**GIVEN RECORDS**
^^^^^^^^^^^^^^^^
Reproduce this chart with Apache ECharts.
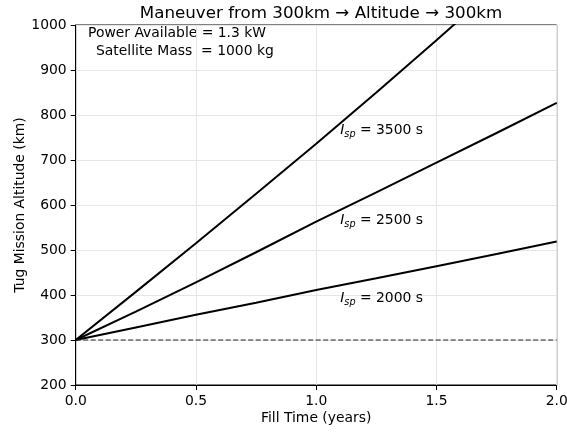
^^^^^^^^^^^^^^^^
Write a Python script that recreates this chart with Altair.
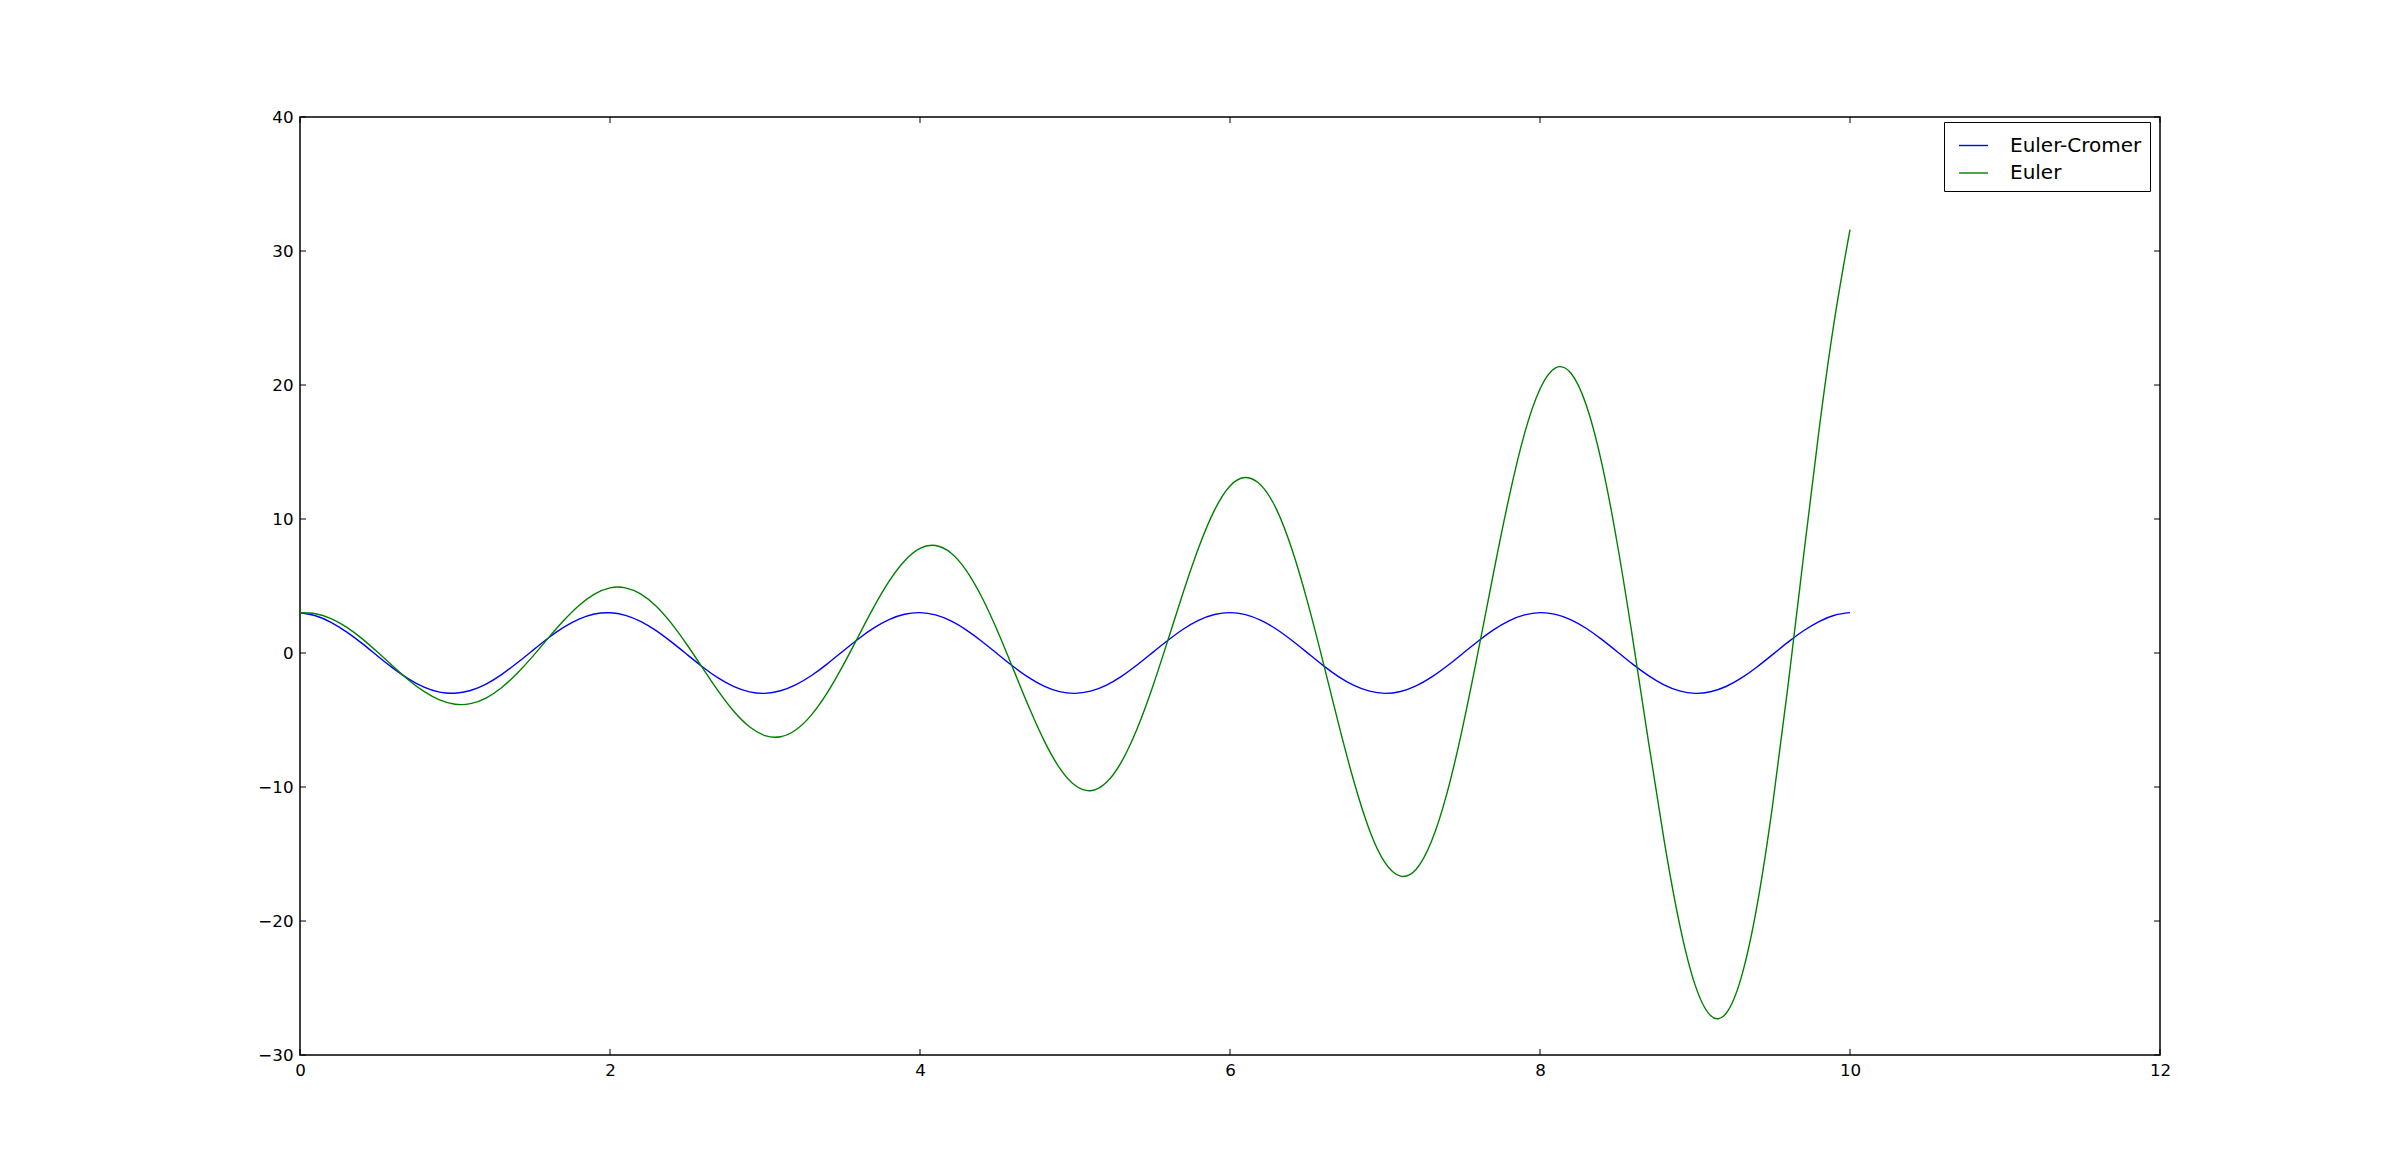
^^^^^^^^^^^^^^^^
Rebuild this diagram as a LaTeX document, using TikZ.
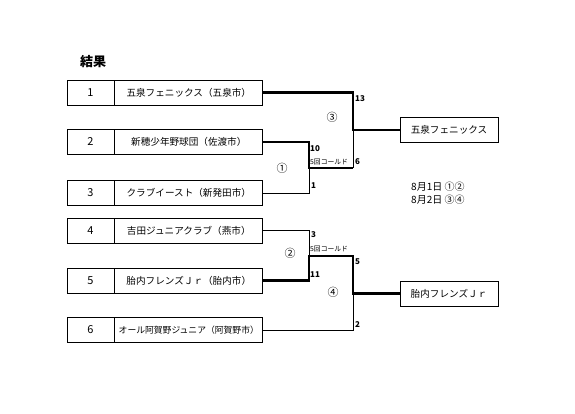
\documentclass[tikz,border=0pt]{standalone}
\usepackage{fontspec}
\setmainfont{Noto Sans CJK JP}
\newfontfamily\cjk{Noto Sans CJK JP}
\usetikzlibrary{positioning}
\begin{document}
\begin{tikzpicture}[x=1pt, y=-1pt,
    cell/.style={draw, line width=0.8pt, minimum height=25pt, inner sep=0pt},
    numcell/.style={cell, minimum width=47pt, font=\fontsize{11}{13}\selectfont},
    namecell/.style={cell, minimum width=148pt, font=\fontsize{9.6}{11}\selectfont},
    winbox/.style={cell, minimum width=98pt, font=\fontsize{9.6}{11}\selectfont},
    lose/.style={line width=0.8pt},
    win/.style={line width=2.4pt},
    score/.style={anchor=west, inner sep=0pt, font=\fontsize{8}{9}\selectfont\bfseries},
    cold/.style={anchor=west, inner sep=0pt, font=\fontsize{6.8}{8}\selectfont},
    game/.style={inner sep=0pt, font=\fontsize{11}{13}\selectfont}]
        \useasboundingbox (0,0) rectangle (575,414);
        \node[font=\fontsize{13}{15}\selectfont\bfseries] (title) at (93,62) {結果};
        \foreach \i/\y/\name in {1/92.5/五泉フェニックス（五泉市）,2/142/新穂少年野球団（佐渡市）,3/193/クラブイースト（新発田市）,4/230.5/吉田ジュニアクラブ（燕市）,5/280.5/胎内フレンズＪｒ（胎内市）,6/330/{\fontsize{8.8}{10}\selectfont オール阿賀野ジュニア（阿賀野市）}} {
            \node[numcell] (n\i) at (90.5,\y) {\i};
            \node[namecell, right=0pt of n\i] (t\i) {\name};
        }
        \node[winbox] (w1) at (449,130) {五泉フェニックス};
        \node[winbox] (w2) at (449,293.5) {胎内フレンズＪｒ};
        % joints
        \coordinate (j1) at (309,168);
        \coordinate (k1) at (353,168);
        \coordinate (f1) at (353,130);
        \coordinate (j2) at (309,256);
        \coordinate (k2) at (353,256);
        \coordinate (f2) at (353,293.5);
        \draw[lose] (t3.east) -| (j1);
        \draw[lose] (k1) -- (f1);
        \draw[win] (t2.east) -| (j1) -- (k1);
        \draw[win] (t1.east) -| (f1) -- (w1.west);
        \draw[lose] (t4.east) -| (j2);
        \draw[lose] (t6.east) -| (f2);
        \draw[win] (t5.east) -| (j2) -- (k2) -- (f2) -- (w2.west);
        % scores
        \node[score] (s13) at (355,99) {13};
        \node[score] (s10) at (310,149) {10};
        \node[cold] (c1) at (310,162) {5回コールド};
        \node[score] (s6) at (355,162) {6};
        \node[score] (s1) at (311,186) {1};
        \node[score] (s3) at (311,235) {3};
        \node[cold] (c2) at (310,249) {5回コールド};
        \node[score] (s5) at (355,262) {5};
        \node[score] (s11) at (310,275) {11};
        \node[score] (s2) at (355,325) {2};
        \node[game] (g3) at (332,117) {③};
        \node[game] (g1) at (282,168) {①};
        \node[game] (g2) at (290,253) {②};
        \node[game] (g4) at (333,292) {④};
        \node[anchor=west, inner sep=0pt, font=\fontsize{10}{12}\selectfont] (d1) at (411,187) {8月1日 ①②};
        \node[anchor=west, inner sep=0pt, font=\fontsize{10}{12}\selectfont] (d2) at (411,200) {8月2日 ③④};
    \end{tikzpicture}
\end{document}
^^^^^^^^^^^^^^^^
Identify each line holding the string "with", and copy it out.

**RESULT BELOW**
Reproduce this chart with Apache ECharts.
Write a Python script that recreates this chart with Altair.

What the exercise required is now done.